Even those persons who think the questions are perfectly clear and the
answers
should be just as clear and dogmatic may want to proceed a little
further. Have
you ever failed to obey His will? The Bible says that all have sinned
and fall
short of the glory of God (Romans 3:23) and 1 John 1:10 says,
“If we say we have not sinned, we make him a
liar.” Therefore, regardless of how you answer the question,
you have failed to
obey His will. Most who read this would perhaps say, “We all
know that, but we
still have to obey His will that relates to forgiveness of sins in
order to be
saved.” Many would now teach that it does not really matter,
for God’s grace
will save everyone (or practically everyone) regardless of what he
does. I am
sorry for that group, but am not particularly addressing their false
doctrine today.
Today, I am simply trying to make one point: God
promises to grant remission of sins only to those who accept the
promise on the
terms offered. Whether He will choose to grant it in the Final Judgment
in a
case where it appears to us that one has not accepted the terms offered
is a
different question, and should receive a different answer. Let me
illustrate
that you may know that I am not trying to loose where God bound, but at
the
same time, I am simply saying that I must leave the final application
of God’s
rules to His judgment.
God promised (in effect) that Naaman would be cured of
his leprosy if he went and dipped seven times in the River Jordan.
Suppose Naaman
had, in faithful obedience, gone to the river, and dipped 6 times, and
as he started
to dip the seventh a water moccasin had bitten him and he had not gone
completely under. Would God have cured him anyway? There are wise ones
among us
who can speak dogmatically about the answer. I cannot. I do not know.
My
opinion is worthless, and even raising the question would probably fall
under
the category condemned by Paul in 2
Timothy 2:23,
“Foolish and unlearned questions avoid knowing that they do
gender strife.”
Suppose God would have cured him, what does that have to do with our
responsibility
to teach and do what God says?
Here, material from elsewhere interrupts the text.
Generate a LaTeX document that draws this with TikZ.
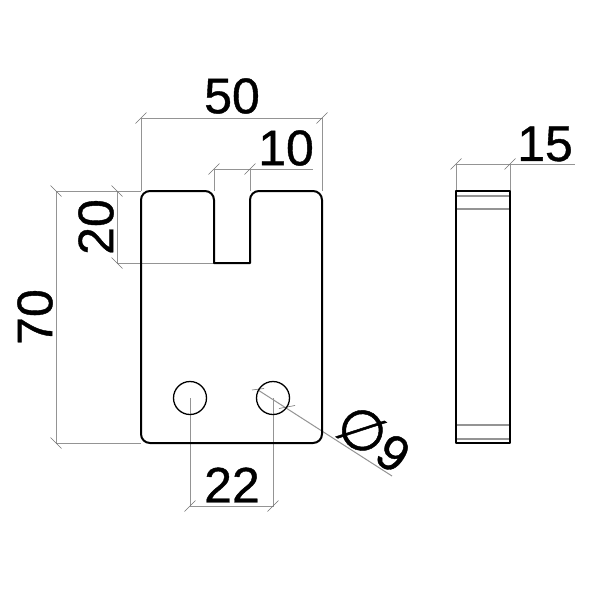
\documentclass[tikz,border=0pt]{standalone}
\usepackage{fontspec}
\setmainfont{Liberation Sans}[FakeBold=0.8]
\newfontfamily\symfont{DejaVu Sans}[FakeBold=0.8]
\tikzset{
  outline/.style={draw=black,line width=2pt,line join=round},
  hole/.style={draw=black,line width=1.3pt},
  dimline/.style={draw=black!42,line width=1pt},
  edgeline/.style={draw=black!42,line width=1.2pt},
  tickline/.style={draw=black!55,line width=0.6pt},
  dimtext/.style={inner sep=0pt,font=\fontsize{50}{50}\selectfont,text=black}
}
\newcommand{\tickup}[1]{\draw[tickline,shift={(#1)}] (-5.5,5.5) -- (5.5,-5.5);}
\newcommand{\tickdown}[1]{\draw[tickline,shift={(#1)}] (-5.5,-5.5) -- (5.5,5.5);}
\begin{document}
\begin{tikzpicture}[x=1pt,y=-1pt]
\useasboundingbox (0,0) rectangle (600,600);
\fill[white] (0,0) rectangle (600,600);
% dimension anchor points
\coordinate (a50) at (141,118); \coordinate (b50) at (322,118);
\coordinate (a10) at (214,169); \coordinate (b10) at (250,169); \coordinate (e10) at (313,169);
\coordinate (a20) at (117,191); \coordinate (b20) at (117,263);
\coordinate (a70) at (56,191); \coordinate (b70) at (56,443);
\coordinate (a22) at (190,506); \coordinate (b22) at (273,506);
\coordinate (a15) at (456,164); \coordinate (b15) at (510,164); \coordinate (e15) at (575,164);
\coordinate (d1) at (258,390); \coordinate (d2) at (287,407); \coordinate (d3) at (392,476);
\coordinate (h1) at (190,398); \coordinate (h2) at (273,398);
% dimensions
\draw[dimline] (a50) -- (b50);
\draw[dimline] (a50) -- (141,191);
\draw[dimline] (b50) -- (322,191);
\draw[dimline] (a10) -- (e10);
\draw[dimline] (a10) -- (214,191);
\draw[dimline] (b10) -- (250,191);
\draw[dimline] (a20) -- (b20);
\draw[dimline] (b20) -- (214,263);
\draw[dimline] (a70) -- (b70);
\draw[dimline] (a70) -- (141,191);
\draw[dimline] (b70) -- (141,443);
\draw[dimline] (h1) -- (a22) -- (b22) -- (h2);
\draw[dimline] (a15) -- (e15);
\draw[dimline] (a15) -- (456,191);
\draw[dimline] (b15) -- (510,191);
\draw[dimline] (d1) -- (d3);
\tickup{a50}\tickup{b50}\tickup{a10}\tickup{b10}\tickup{a22}\tickup{b22}\tickup{a15}\tickup{b15}
\tickdown{a20}\tickdown{b20}\tickdown{a70}\tickdown{b70}
\draw[tickline,shift={(d1)}] (-6,0) -- (6,-1.5);
\draw[tickline,shift={(d2)}] (-8,1.5) -- (8,-1.5);
% front view
\draw[outline] (150,191) -- (205,191) .. controls (210,191) and (214,195) .. (214,200) -- (214,263) -- (250,263)
  -- (250,200) .. controls (250,195) and (254,191) .. (259,191) -- (313,191) .. controls (318,191) and (322,195) .. (322,200)
  -- (322,434) .. controls (322,439) and (318,443) .. (313,443) -- (150,443) .. controls (145,443) and (141,439) .. (141,434)
  -- (141,200) .. controls (141,195) and (145,191) .. (150,191) -- cycle;
\draw[hole] (h1) circle[radius=16.5];
\draw[hole] (h2) circle[radius=16.5];
% side view
\draw[edgeline] (456,196) -- (510,196);
\draw[edgeline] (456,209) -- (510,209);
\draw[edgeline] (456,425) -- (510,425);
\draw[edgeline] (456,439) -- (510,439);
\draw[outline] (456,191) rectangle (510,443);
% labels
\node[dimtext] (t50) at (232,96) {50};
\node[dimtext] (t10) at (286,148) {10};
\node[dimtext,rotate=90] (t20) at (96,227) {20};
\node[dimtext,rotate=90] (t70) at (35,317) {70};
\node[dimtext] (t22) at (232,485) {22};
\node[dimtext] (t15) at (545,144) {15};
\node[dimtext,rotate=-33] (t9) at (374,438) {{\symfont\fontsize{56}{56}\selectfont ∅}9};
\end{tikzpicture}
\end{document}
Anyone who bases his theology or his
practice on
what he supposes God might or might not do in some hypothetical
situation is
already on dangerous ground.
Suppose Naaman had started to do what God had
commanded, and had felt so much better that he assumed he was already
cured
before he got to the river, but decided to go ahead and dip anyway,
would God
have cured him? That is very similar to the scoffing question that was
raised
some years ago about gopher wood in the ark. Suppose Noah had run out
of gopher
wood, or had a piece of wood he thought was gopher, which really was
not, and
had put one plank of oak or hickory in its place, would the ark have
sunk?
Whatever you may suppose about that not only will not change what God
would
have done, but has no practical bearing on what we are supposed to
teach and do
about God’s promise to us. If God goes beyond his promise,
and grants a
blessing as a result of some other factor, that is His business.
Why anyone would even raise those questions who is
interested in trying to get all men to accept the grace of God on the
terms by
which it is offered, instead of trying to find some way to give a
person hope
who rejected God’s way, I do not know. Instead of raising
those hypothetical
questions, giving your guess as an answer, and then basing your
teaching on
your guess, why not simply raise and answer the question,
“What does God want
and promise as a result of obeying his commandments?”